Output the material beneath this task exactly, images excluded.
┄┄┄┄┄┄┄┄┄┄┄┄┄┄┄┄┄┄┄┄
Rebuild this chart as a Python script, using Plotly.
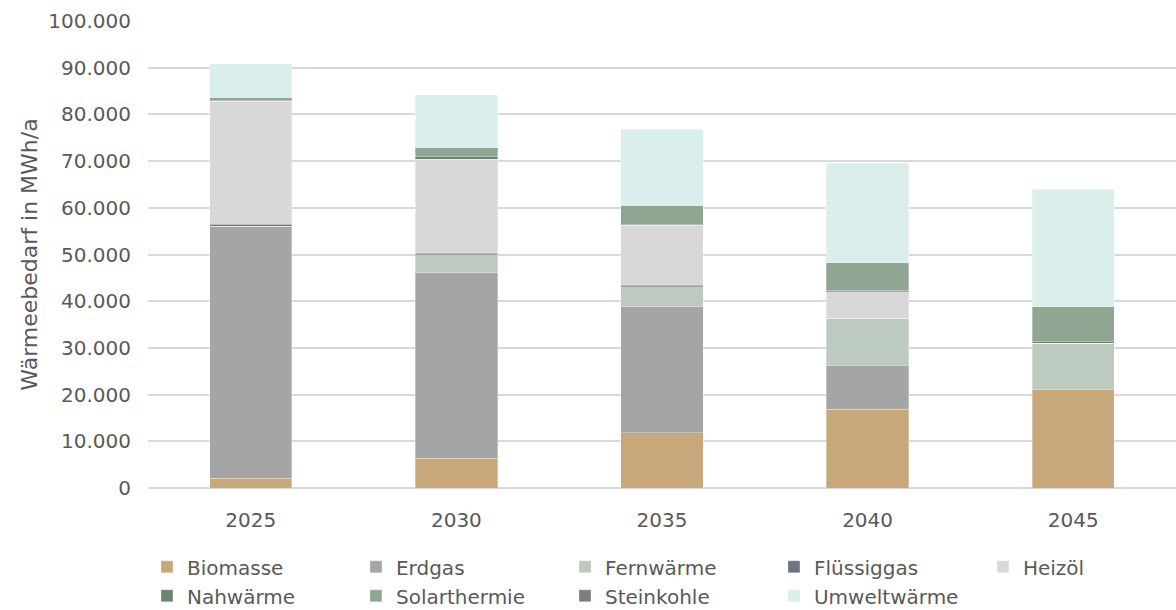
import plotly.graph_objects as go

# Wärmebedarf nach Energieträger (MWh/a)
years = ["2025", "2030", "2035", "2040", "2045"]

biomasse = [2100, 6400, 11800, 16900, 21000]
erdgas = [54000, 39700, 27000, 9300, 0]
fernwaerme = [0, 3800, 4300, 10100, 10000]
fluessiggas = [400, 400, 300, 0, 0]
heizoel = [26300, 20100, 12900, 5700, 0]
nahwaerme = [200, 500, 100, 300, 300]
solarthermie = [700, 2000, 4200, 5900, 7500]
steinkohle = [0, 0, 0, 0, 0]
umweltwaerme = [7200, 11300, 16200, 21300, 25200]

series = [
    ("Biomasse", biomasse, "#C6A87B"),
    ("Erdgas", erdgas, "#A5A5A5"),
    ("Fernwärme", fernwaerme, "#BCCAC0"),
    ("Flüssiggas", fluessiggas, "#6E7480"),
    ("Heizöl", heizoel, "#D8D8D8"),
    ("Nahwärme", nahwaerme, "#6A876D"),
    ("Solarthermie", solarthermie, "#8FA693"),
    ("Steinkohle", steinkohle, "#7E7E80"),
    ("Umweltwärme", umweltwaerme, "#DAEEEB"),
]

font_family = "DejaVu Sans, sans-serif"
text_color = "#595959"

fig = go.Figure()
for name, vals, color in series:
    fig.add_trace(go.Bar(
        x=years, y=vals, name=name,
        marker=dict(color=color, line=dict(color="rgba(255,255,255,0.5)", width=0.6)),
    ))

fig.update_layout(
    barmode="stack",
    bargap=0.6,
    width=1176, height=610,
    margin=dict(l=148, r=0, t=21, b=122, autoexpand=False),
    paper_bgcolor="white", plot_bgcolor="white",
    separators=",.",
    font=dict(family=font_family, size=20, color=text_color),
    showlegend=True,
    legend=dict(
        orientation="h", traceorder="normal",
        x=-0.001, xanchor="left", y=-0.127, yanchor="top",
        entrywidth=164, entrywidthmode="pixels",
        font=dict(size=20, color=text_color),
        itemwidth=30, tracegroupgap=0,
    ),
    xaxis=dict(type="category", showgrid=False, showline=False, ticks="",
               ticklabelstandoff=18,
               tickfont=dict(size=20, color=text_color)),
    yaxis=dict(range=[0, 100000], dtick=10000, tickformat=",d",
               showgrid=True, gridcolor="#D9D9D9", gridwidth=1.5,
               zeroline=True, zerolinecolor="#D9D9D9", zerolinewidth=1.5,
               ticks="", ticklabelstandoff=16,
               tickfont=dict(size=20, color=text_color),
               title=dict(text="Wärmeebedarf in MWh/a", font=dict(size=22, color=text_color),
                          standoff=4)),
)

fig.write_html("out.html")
┄┄┄┄┄┄┄┄┄┄┄┄┄┄┄┄┄┄┄┄
**Worked solution**
Rebuild this chart as a Python script, using Plotly.
import plotly.graph_objects as go

# Wärmebedarf nach Energieträger (MWh/a)
years = ["2025", "2030", "2035", "2040", "2045"]

biomasse = [2100, 6400, 11800, 16900, 21000]
erdgas = [54000, 39700, 27000, 9300, 0]
fernwaerme = [0, 3800, 4300, 10100, 10000]
fluessiggas = [400, 400, 300, 0, 0]
heizoel = [26300, 20100, 12900, 5700, 0]
nahwaerme = [200, 500, 100, 300, 300]
solarthermie = [700, 2000, 4200, 5900, 7500]
steinkohle = [0, 0, 0, 0, 0]
umweltwaerme = [7200, 11300, 16200, 21300, 25200]

series = [
    ("Biomasse", biomasse, "#C6A87B"),
    ("Erdgas", erdgas, "#A5A5A5"),
    ("Fernwärme", fernwaerme, "#BCCAC0"),
    ("Flüssiggas", fluessiggas, "#6E7480"),
    ("Heizöl", heizoel, "#D8D8D8"),
    ("Nahwärme", nahwaerme, "#6A876D"),
    ("Solarthermie", solarthermie, "#8FA693"),
    ("Steinkohle", steinkohle, "#7E7E80"),
    ("Umweltwärme", umweltwaerme, "#DAEEEB"),
]

font_family = "DejaVu Sans, sans-serif"
text_color = "#595959"

fig = go.Figure()
for name, vals, color in series:
    fig.add_trace(go.Bar(
        x=years, y=vals, name=name,
        marker=dict(color=color, line=dict(color="rgba(255,255,255,0.5)", width=0.6)),
    ))

fig.update_layout(
    barmode="stack",
    bargap=0.6,
    width=1176, height=610,
    margin=dict(l=148, r=0, t=21, b=122, autoexpand=False),
    paper_bgcolor="white", plot_bgcolor="white",
    separators=",.",
    font=dict(family=font_family, size=20, color=text_color),
    showlegend=True,
    legend=dict(
        orientation="h", traceorder="normal",
        x=-0.001, xanchor="left", y=-0.127, yanchor="top",
        entrywidth=164, entrywidthmode="pixels",
        font=dict(size=20, color=text_color),
        itemwidth=30, tracegroupgap=0,
    ),
    xaxis=dict(type="category", showgrid=False, showline=False, ticks="",
               ticklabelstandoff=18,
               tickfont=dict(size=20, color=text_color)),
    yaxis=dict(range=[0, 100000], dtick=10000, tickformat=",d",
               showgrid=True, gridcolor="#D9D9D9", gridwidth=1.5,
               zeroline=True, zerolinecolor="#D9D9D9", zerolinewidth=1.5,
               ticks="", ticklabelstandoff=16,
               tickfont=dict(size=20, color=text_color),
               title=dict(text="Wärmeebedarf in MWh/a", font=dict(size=22, color=text_color),
                          standoff=4)),
)

fig.write_html("out.html")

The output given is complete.